Step 2: Verify whether QuotaSchedulingPolicy takes effect

In this example, the stress testing tool Fortio is used. For more information, see the Installation section of Fortio on the GitHub website.

  1. Open two terminals and run the following two stress testing commands at the same time to start testing. During the entire testing, make sure that the two terminals work as expected. In the tests on the two terminals, 10 concurrent requests are sent to the service and the queries per second (QPS) is 10,000, which significantly exceeds the concurrent requests that the service can bear.

    fortio load -c 10 -qps 10000  -H "user_type:guest" -t 30s -timeout 60s -a http://${IP address of the ASM ingress gateway}/status/201
    fortio load -c 10 -qps 10000  -H "user_type:subscriber" -t 30s -timeout 60s -a http://${IP address of the ASM ingress gateway}/status/202
    Note

    Replace ${IP address of the ASM ingress gateway} in the preceding commands with the IP address of your ASM ingress gateway. For more information about how to obtain the IP address of the ASM ingress gateway, see substep 1 of Step 3 in the Use Istio resources to route traffic to different versions of a service topic.

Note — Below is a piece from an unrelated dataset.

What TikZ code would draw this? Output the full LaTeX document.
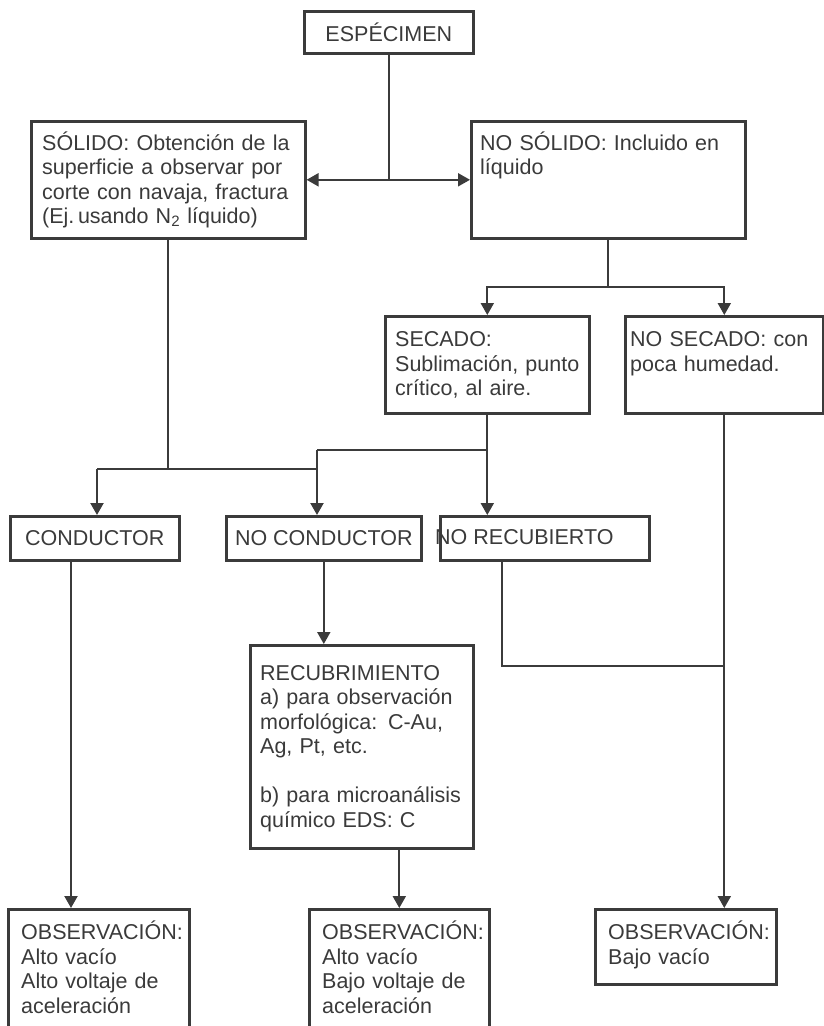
\documentclass[tikz,border=0pt]{standalone}
\usepackage{fontspec}
\setmainfont{Liberation Sans}
\usetikzlibrary{arrows.meta}
\definecolor{ink}{HTML}{3B3B3B}
\definecolor{txt}{HTML}{3A3A3A}
% one justified line spread over the full text width
\newcommand{\jline}[1]{\makebox[\hsize][s]{#1}}
\begin{document}
\begin{tikzpicture}[x=1pt,y=-1pt,
  box/.style={draw=ink, line width=2.6pt, anchor=north west, inner sep=0pt,
    text=txt, font=\fontsize{21.5}{24.5}\selectfont},
  para/.style={anchor=base west, inner sep=0pt, align=left, text=txt,
    font=\fontsize{21.5}{24.5}\selectfont},
  link/.style={draw=ink, line width=2.1pt},
  arr/.style={link, -{Triangle[length=12pt,width=13pt]}},
  darr/.style={link, {Triangle[length=12pt,width=13pt]}-{Triangle[length=12pt,width=13pt]}}]
\useasboundingbox (0,0) rectangle (824,1026);
\clip (0,0) rectangle (824,1026);

% boxes
\node[box, minimum width=169pt, minimum height=42pt] (esp) at (303,10) {ESPÉCIMEN};
\node[box, minimum width=274pt, minimum height=117pt] (solido) at (30,120) {};
\node[box, minimum width=274pt, minimum height=117pt] (nosolido) at (470,120) {};
\node[box, minimum width=204pt, minimum height=97pt] (secado) at (384,315) {};
\node[box, minimum width=198pt, minimum height=97pt] (nosecado) at (624,315) {};
\node[box, minimum width=169pt, minimum height=44pt] (conductor) at (9,515) {CONDUCTOR};
\node[box, minimum width=195pt, minimum height=44pt] (nocond) at (225,515) {NO CONDUCTOR};
\node[box, minimum width=209pt, minimum height=44pt] (norecub) at (439,515) {};
\node[box, minimum width=223pt, minimum height=203pt] (recub) at (249,644) {};
\node[box, minimum width=181pt, minimum height=140pt] (obs1) at (7,908) {};
\node[box, minimum width=180pt, minimum height=140pt] (obs2) at (308,908) {};
\node[box, minimum width=181pt, minimum height=75pt] (obs3) at (594,908) {};

% box texts
\node[para, text width=253pt] (solidot) at (42,150)
  {\jline{SÓLIDO: Obtención de la}\\\jline{superficie a observar por}\\
   \jline{corte con navaja, fractura}\\(Ej.\,usando N\textsubscript{2} líquido)};
\node[para, text width=253pt] (nosolidot) at (480,150)
  {\jline{NO SÓLIDO: Incluido en}\\líquido};
\node[para, text width=183pt] (secadot) at (395,346.5)
  {SECADO:\\\jline{Sublimación, punto}\\crítico, al aire.};
\node[para, text width=189pt] (nosecadot) at (630,346.5)
  {\jline{NO SECADO: con}\\poca humedad.};
\node[para, anchor=west] (norecubt) at (435,537) {NO RECUBIERTO};
\node[para, text width=201pt] (recubt) at (260,680)
  {RECUBRIMIENTO\\\jline{a) para observación}\\\jline{morfológica: C-Au,}\\
   Ag, Pt, etc.\\[24.5pt]b) para microanálisis\\químico EDS: C};
\node[para, text width=165pt] (obs1t) at (21,939.5)
  {OBSERVACIÓN:\\Alto vacío\\Alto voltaje de\\aceleración};
\node[para, text width=165pt] (obs2t) at (322,939.5)
  {OBSERVACIÓN:\\Alto vacío\\Bajo voltaje de\\aceleración};
\node[para, text width=165pt] (obs3t) at (608,939.5)
  {OBSERVACIÓN:\\Bajo vacío};

% connectors
\draw[link] (esp.south) -- (esp.south |- solido.east);
\draw[darr] (solido.east) -- (nosolido.west);

\draw[link] (nosolido.south) -- ++(0,47) coordinate (split1);
\draw[arr] (split1) -| (secado.north);
\draw[arr] (split1) -| (nosecado.north);

\coordinate (jA) at (317,450);
\coordinate (jB) at (317,469);
\coordinate (cL) at (97,469);
\draw[arr] (secado.south) -- (secado.south |- norecub.north);
\draw[link] (secado.south |- jA) -- (jA);
\draw[arr] (jA) -- (jA |- nocond.north);
\draw[link] (solido.south) -- (solido.south |- jB);
\draw[link] (jB) -- (cL);
\draw[arr] (cL) -- (cL |- conductor.north);

\coordinate (cx) at (71,0);
\draw[arr] (conductor.south -| cx) -- (obs1.north -| cx);
\draw[arr] (nocond.south) -- (nocond.south |- recub.north);
\draw[arr] (obs2.north |- recub.south) -- (obs2.north);

\coordinate (nrx) at (502,666);
\draw[link] (norecub.south -| nrx) -- (nrx) -- (nrx -| nosecado.south);
\draw[arr] (nosecado.south) -- (nosecado.south |- obs3.north);
\end{tikzpicture}
\end{document}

    Expected output from test 1:

    ...
    # target 50% 4.83333
    # target 75% 5.20763
    # target 90% 5.38203
    # target 99% 5.48668
    # target 99.9% 5.49714
    Sockets used: 10 (for perfect keepalive, would be 10)
    Uniform: false, Jitter: false
    Code 201 : 70 (100.0 %)
    Response Header Sizes : count 70 avg 249.94286 +/- 0.2871 min 248 max 250 sum 17496
    Response Body/Total Sizes : count 70 avg 249.94286 +/- 0.2871 min 248 max 250 sum 17496
    All done 70 calls (plus 10 warmup) 4566.839 ms avg, 2.1 qps
    Successfully wrote 4693 bytes of Json data to 2024-07-26-232250_114_55_5_155_status_201_iZbp1cz9ur77robaiv085tZ.json

    Expected output from test 2:

    fortio load -c 10 -qps 10000  -H "user_type:subscriber" -t 30s -timeout 60s -a http://114.55.X.XXX/status/202
    ...
    # target 50% 0.253333
    # target 75% 1.875
    # target 90% 4.26635
    # target 99% 4.47301
    # target 99.9% 4.49367
    Sockets used: 10 (for perfect keepalive, would be 10)
    Uniform: false, Jitter: false
    Code 202 : 250 (100.0 %)
    Response Header Sizes : count 250 avg 250.264 +/- 0.4408 min 250 max 251 sum 62566
    Response Body/Total Sizes : count 250 avg 250.264 +/- 0.4408 min 250 max 251 sum 62566
    All done 250 calls (plus 10 warmup) 1226.657 ms avg, 8.0 qps
    Successfully wrote 4509 bytes of Json data to 2024-07-26-232250_114_55_5_155_status_202_iZbp1cz9ur77robaiv085tZ.json

    The preceding outputs show that the average request latency of test 2 is about 1/4 times that of test 1, and the QPS is about four times that of test 1. This is because in the previously defined policy, the priority of the requests of the subscriber type is four times that of requests of the guest type. A total of 320 requests are processed within 30 seconds in two tests. Excluding the 20 requests used for warm-up, the request rate received by the service is exactly 10 requests per second. This proves that the requests received by the service are always within the given limit.